McCarthy has worked fervently to lock down support, releasing a long list of concessions he’s prepared to make on rules changes, including making it easier to depose a speaker.

In a significant win for conservatives, McCarthy set the number of Republican backers needed to force a vote on deposing the speaker at five, to the dismay of some rank-and-file members. It’s an about-face from just weeks ago, when the conference set the threshold to prompt such a vote, known as the motion to vacate, at a majority of its members. And some conservatives argue that’s not good enough — they want one member to be able to force such a motion.

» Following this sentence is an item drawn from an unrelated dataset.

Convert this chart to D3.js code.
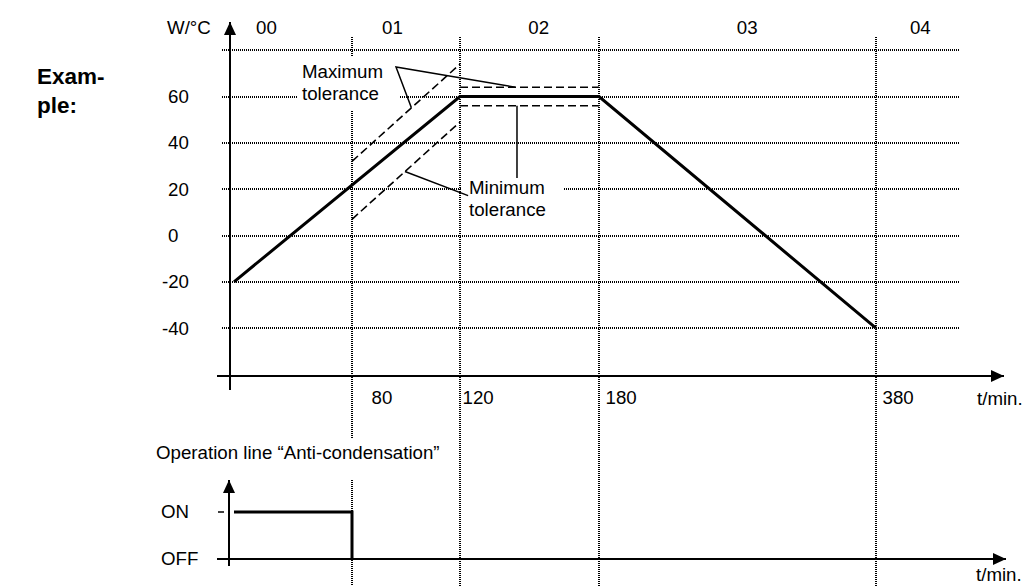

Democratic leaders, meanwhile, aren’t looking to make it any easier on McCarthy. They’ve told their members not to miss any ballots, which would have lowered the number of votes the GOP leader needed, and to vote for the incoming minority leader, Rep. Hakeem Jeffries (D-N.Y.).

Some Republicans say McCarthy should make a deal to persuade about a dozen Democrats to leave the floor after several ballots, allowing him to skate through despite a handful of opponents among his own conference. Others, like Bacon, have floated that if conservatives block McCarthy, they could work with a band of centrist Democrats to elect a more moderate Republican instead.

But after weeks of behind-the-scenes drama, Republicans say they're ready to keep fighting on the floor.

“If they think they can ask Kevin McCarthy to strong arm the rest of us into going somewhere we don’t want to go they are sorely mistaken,” Rep. Dusty Johnson (R-S.D.), a close McCarthy ally said. “The five percent do not get to roll the 95 percent.”